Boner Fight for June 17th, 2020

Boner Candidate #1: I GUESS I’LL RESIGN. JUST KIDDING.

Weber State University Professor Scott Senjo has withdrawn his resignation and will no longer be stepping down from his position — an about-face that comes after he admitted to making several threatening comments on Twitter about those involved in the nationwide police protests. The school confirmed Senjo’s decision Tuesday, saying he “rescinded his resignation” in accordance with university policy. Tenured professors at Weber have five business days after giving notice to change their mind, said the school’s spokeswoman Allison Barlow Hess. “With his resignation withdrawn,” she added, “Professor Senjo returns to being on leave while Weber State conducts a review of the impact of his tweets on university operations.” He will now continue to be paid while the school investigates. Weber President Brad Mortensen sent a letter to faculty and students, though, that said Senjo “remains out of the classroom.” Senjo had originally quit June 3. At the time, he told The Salt Lake Tribune that he regretted his tweets and would step down “to suffer the consequences.”

Boner Candidate #2: A PROMINENT UTAH SLAVE OWNER.

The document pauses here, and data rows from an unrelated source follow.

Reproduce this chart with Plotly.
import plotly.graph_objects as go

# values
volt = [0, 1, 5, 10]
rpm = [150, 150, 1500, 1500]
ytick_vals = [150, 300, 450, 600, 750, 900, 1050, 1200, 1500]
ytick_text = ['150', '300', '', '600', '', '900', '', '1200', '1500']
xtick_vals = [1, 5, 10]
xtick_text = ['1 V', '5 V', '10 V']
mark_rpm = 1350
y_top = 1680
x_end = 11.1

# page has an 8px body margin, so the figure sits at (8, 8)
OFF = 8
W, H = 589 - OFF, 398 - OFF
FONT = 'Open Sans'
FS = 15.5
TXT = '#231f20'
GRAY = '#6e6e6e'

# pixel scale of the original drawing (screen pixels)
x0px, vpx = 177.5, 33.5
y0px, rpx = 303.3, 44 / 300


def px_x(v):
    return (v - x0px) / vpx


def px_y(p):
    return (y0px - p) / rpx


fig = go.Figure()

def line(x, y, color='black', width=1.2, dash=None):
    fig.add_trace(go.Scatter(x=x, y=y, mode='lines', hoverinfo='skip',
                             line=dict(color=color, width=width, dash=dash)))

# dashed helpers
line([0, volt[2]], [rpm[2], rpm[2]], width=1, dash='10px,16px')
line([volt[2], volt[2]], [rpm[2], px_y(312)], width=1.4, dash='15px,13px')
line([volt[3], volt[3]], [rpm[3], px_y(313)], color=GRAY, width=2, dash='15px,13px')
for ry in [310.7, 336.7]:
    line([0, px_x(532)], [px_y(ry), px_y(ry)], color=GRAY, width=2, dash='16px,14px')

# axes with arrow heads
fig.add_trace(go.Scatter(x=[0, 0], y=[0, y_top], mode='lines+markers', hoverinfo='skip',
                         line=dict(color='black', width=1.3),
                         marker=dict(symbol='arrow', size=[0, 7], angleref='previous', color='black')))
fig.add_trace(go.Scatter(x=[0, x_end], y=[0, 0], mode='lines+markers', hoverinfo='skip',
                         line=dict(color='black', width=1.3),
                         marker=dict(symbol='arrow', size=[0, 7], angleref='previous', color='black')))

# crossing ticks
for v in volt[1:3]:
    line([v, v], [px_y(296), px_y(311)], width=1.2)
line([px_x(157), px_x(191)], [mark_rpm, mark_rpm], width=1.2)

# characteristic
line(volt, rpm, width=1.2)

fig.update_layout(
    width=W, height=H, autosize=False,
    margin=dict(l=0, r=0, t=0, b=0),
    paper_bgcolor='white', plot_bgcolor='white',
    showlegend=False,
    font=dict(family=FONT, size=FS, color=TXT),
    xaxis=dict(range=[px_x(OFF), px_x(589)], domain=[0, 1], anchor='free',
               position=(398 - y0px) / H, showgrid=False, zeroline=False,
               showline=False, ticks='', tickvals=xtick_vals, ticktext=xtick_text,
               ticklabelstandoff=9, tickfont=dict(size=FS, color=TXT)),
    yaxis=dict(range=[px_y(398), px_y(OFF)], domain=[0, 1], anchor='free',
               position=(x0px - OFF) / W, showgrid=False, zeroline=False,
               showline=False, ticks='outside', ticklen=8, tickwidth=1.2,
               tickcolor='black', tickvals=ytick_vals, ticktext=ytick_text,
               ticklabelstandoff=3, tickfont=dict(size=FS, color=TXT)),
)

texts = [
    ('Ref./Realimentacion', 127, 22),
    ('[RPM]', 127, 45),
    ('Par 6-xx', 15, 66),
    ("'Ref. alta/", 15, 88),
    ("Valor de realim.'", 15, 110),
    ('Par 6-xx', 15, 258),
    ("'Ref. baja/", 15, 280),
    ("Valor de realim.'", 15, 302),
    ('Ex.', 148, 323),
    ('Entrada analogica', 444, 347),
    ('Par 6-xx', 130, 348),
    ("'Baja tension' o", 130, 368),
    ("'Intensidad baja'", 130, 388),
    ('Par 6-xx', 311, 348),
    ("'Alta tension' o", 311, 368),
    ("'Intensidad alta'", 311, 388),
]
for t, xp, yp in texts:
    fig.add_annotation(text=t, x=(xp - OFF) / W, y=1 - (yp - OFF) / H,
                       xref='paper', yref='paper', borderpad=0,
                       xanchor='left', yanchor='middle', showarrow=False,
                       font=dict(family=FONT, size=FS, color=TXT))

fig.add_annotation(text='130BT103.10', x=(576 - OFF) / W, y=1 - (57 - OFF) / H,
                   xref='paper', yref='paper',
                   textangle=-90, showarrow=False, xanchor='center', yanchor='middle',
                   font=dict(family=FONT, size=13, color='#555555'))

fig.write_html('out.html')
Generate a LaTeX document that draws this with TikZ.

Abraham O. Smoot was hailed in a 2015 Brigham Young University magazine article as being “undaunted, powerful, and immovable … [having] a dignity to his presence, a rugged grandeur.” The 19th-century pioneer and benefactor was lauded for being a leader in The Church of Jesus Christ of Latter-day Saints and for financing the forerunner to the faith’s flagship school. The administration building on the Provo campus even bears his name. Nowhere in these accolades, however, does it mention that Smoot owned at least one slave — and, historians say, likely more. While doing research this week for his groundbreaking database, Century of Black Mormons, scholar W. Paul Reeve discovered that an enslaved man known only as “Tom, Brother Churches [sic] black man,” had been baptized into the church. Reeve, a professor of Mormon studies at the University of Utah, was already aware of the outlines of Tom’s life, he said in an interview Thursday, because of the work of other researchers, including Amy Tanner Thiriot, but not about his church membership. Tom came to Utah in 1852 as an enslaved man of Haden Wells Church, a Latter-day Saint convert from Tennessee. They were in Smoot’s migrant company and settled near Smoot, who would become mayor of Salt Lake City and, later, Provo.